The bootstrap SE is 0.4107, essentially the same as the formula estimate of 0.4089. They match because the sample mean is well-behaved and the standard formula works fine for it. The bootstrap is more useful for statistics where no closed-form SE exists.

(d) 95% confidence interval for the mean of medv

ci_boot <- c(mu_hat - 2 * se_boot, mu_hat + 2 * se_boot)
ci_t    <- t.test(Boston$medv)$conf.int
cat("Bootstrap 95% CI (mu_hat ± 2 * SE_boot): [",
    round(ci_boot[1], 4), ",", round(ci_boot[2], 4), "]\n")

## Bootstrap 95% CI (mu_hat ± 2 * SE_boot): [ 21.7115 , 23.3541 ]

cat("t.test 95% CI                           : [",
    round(ci_t[1], 4), ",", round(ci_t[2], 4), "]\n")

## t.test 95% CI                           : [ 21.7295 , 23.3361 ]

The bootstrap-based 95% CI is [21.711, 23.354] and the t.test() interval is [21.73, 23.336]. The two are nearly the same, which makes sense since the SEs were nearly identical.
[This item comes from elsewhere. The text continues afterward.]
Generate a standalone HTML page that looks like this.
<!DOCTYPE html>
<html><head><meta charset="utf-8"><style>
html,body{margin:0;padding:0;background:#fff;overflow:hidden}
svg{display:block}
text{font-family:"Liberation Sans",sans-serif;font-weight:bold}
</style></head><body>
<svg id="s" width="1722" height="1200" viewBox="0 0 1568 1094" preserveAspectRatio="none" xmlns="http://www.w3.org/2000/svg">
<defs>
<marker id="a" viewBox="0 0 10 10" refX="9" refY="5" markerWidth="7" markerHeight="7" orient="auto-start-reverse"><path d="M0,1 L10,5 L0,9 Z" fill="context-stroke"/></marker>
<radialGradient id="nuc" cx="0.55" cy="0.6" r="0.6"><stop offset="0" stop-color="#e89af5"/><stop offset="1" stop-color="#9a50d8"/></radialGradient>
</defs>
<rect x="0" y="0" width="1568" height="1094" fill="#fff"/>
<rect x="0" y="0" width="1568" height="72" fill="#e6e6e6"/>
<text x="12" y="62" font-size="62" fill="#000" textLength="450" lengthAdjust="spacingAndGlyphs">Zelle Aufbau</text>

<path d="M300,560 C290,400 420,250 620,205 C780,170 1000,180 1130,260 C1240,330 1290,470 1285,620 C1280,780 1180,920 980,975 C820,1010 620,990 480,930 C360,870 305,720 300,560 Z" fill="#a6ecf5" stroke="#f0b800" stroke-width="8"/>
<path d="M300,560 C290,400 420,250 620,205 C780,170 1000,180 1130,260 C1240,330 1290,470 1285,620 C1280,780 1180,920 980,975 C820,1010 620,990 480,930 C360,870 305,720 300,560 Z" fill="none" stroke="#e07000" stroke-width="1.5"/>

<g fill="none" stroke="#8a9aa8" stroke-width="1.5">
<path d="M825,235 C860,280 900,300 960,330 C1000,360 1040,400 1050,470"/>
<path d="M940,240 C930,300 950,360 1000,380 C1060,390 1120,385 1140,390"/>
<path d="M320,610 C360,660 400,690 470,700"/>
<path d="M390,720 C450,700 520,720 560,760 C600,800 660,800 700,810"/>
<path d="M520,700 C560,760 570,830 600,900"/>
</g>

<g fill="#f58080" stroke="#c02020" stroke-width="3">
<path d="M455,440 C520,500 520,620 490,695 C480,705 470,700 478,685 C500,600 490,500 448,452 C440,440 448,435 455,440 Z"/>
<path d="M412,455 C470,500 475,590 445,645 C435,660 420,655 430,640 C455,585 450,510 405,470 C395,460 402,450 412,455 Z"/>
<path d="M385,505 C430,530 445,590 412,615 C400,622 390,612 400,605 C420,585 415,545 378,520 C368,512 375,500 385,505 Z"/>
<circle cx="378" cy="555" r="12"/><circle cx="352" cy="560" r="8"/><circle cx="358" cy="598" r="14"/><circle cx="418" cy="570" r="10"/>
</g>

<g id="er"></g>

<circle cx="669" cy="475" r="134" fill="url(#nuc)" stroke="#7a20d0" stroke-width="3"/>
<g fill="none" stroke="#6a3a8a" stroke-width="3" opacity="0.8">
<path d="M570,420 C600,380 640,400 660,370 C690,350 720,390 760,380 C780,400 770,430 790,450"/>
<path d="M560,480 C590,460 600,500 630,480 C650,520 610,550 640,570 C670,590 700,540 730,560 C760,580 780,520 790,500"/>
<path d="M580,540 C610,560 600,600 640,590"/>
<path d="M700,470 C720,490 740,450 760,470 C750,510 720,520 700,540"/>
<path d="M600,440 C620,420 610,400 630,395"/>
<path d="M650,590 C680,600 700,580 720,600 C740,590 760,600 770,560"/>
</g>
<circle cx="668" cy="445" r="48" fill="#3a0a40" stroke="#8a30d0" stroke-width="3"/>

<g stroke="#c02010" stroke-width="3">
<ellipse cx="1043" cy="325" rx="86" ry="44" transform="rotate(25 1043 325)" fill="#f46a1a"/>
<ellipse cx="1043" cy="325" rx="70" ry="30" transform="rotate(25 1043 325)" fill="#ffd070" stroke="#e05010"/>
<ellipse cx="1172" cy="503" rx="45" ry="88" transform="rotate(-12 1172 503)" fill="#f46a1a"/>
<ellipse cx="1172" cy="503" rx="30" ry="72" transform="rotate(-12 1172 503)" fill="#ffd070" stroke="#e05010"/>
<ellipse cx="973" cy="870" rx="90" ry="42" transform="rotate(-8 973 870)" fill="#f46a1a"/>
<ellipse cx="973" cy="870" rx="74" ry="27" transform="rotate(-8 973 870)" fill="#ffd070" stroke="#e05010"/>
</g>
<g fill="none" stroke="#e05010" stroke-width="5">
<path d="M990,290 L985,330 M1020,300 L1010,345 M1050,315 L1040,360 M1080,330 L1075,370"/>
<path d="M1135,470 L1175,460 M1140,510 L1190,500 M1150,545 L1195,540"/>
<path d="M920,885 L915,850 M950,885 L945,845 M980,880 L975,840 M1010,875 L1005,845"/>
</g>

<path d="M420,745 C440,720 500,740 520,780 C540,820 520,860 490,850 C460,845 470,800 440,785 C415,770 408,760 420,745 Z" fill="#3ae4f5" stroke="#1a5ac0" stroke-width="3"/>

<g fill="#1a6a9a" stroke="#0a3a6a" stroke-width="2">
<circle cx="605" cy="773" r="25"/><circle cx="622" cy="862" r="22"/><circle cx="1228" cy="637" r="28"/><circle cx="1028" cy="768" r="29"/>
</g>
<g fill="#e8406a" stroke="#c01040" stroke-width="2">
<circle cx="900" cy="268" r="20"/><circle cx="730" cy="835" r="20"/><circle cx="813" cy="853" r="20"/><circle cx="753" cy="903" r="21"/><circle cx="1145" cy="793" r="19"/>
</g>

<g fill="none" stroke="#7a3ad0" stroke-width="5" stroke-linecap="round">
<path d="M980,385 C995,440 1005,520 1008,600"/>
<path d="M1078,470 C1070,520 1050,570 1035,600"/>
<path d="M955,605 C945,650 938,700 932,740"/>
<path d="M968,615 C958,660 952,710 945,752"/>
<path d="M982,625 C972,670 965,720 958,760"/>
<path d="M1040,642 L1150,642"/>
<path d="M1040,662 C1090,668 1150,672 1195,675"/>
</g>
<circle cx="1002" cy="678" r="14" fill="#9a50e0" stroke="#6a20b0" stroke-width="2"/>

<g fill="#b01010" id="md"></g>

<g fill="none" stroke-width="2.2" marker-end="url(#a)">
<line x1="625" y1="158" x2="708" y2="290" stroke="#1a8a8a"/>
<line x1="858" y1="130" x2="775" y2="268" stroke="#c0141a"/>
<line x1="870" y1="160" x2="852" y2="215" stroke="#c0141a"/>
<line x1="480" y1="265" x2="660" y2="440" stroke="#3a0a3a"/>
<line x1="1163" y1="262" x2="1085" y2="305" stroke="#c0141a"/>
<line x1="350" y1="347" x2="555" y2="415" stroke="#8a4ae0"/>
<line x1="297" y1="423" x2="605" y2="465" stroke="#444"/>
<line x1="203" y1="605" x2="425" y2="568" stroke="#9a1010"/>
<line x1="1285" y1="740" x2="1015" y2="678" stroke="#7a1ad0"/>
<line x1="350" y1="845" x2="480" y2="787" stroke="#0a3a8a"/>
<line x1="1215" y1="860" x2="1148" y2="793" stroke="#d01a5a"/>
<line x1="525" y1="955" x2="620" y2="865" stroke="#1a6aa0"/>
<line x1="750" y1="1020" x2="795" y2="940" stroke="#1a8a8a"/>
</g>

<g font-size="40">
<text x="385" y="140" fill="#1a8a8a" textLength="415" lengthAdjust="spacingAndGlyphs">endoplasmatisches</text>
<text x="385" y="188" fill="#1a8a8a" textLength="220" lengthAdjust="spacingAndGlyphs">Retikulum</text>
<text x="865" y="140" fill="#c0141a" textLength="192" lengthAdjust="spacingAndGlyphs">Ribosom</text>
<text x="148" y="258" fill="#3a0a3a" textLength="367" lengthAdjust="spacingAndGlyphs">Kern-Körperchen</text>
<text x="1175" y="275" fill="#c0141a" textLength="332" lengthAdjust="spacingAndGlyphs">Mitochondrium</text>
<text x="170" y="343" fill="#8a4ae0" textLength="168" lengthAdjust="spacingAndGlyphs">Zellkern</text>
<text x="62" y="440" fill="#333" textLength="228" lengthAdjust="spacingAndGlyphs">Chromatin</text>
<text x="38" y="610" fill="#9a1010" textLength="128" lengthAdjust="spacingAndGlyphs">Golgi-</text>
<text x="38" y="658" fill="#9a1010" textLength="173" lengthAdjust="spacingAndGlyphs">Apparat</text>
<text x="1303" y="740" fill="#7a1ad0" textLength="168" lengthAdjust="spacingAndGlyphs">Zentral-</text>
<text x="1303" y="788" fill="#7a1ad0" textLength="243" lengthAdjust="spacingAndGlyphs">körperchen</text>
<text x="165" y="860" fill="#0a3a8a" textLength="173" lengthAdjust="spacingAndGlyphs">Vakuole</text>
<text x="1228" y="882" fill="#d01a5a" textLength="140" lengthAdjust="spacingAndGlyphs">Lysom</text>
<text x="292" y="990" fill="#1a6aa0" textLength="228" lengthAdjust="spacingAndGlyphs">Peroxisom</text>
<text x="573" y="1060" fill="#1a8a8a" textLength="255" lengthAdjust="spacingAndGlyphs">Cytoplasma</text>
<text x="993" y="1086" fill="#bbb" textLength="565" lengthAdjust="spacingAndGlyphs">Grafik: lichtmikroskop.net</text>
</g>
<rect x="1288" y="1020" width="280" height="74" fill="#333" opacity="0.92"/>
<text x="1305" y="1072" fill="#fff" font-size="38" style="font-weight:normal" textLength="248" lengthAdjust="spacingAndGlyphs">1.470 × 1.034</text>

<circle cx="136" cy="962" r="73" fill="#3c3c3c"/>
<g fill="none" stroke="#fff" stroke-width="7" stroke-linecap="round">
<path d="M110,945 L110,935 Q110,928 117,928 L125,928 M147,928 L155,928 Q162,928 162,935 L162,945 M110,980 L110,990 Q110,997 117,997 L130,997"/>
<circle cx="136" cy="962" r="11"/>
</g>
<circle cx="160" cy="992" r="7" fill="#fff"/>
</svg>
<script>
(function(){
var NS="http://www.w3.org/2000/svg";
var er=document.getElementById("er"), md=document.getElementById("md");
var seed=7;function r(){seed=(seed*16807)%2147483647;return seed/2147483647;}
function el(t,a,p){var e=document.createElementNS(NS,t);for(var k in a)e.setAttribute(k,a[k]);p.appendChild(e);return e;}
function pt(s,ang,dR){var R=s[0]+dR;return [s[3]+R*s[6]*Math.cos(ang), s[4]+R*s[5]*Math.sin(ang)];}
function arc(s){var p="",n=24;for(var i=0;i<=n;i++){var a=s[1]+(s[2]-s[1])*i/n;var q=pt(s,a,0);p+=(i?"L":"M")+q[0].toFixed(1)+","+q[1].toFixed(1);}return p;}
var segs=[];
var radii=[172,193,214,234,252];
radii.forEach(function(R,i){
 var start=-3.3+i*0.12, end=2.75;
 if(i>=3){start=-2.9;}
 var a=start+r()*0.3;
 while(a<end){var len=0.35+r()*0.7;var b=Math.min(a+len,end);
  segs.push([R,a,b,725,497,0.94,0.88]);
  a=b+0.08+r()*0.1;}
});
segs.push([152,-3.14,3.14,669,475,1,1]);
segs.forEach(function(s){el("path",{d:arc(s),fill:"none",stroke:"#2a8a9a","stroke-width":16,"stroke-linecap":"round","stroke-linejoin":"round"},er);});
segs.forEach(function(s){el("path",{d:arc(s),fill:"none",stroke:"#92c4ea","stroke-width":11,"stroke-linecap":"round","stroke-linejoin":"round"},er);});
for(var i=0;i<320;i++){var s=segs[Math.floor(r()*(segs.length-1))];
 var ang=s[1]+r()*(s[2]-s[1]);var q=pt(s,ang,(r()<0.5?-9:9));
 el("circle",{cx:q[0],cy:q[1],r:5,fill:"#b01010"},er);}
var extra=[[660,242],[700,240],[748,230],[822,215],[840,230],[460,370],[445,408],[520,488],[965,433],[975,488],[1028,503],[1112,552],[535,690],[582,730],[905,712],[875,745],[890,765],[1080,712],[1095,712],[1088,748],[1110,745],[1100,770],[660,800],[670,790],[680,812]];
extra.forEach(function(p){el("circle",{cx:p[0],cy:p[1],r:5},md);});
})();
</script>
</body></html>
Both put the true mean of medv somewhere around 21 to 23 thousand dollars.

(e) Estimate of the population median

mu_med <- median(Boston$medv)
cat("Estimated population median (mu_med):", mu_med, "\n")

## Estimated population median (mu_med): 21.2

The estimate for the population median is \(\hat{\mu}_{med} =\) 21.2.

(f) Bootstrap standard error of the median

median_fn <- function(data, index) {
  median(data$medv[index])
}

set.seed(1)
boot_med <- boot(Boston, median_fn, R = 1000)
se_med   <- sd(boot_med$t)
cat("Bootstrap SE of mu_med:", round(se_med, 4), "\n")

## Bootstrap SE of mu_med: 0.3778

The bootstrap SE for the median is 0.3778, a bit smaller than the SE for the mean. The median is less pulled around by extreme values, so that’s not surprising. There’s no closed-form formula for this, so the bootstrap is the practical way to go.

(g) Estimate of the tenth percentile of medv

mu_01 <- quantile(Boston$medv, 0.1)
cat("Estimated 10th percentile (mu_0.1):", mu_01, "\n")

## Estimated 10th percentile (mu_0.1): 12.75

The estimate for the tenth percentile of medv in the population is \(\hat{\mu}_{0.1} =\) 12.75.

(h) Bootstrap standard error of the tenth percentile

p10_fn <- function(data, index) {
  quantile(data$medv[index], 0.1)
}

set.seed(1)
boot_p10 <- boot(Boston, p10_fn, R = 1000)
se_p10   <- sd(boot_p10$t)
cat("Bootstrap SE of mu_0.1:", round(se_p10, 4), "\n")

## Bootstrap SE of mu_0.1: 0.4768

The SE for the 10th percentile is 0.4768, larger than what we got for the mean or median. A tail quantile is pinned down by fewer observations, so there’s more variability in the estimate. There’s no formula to use here either, which is why the bootstrap is handy.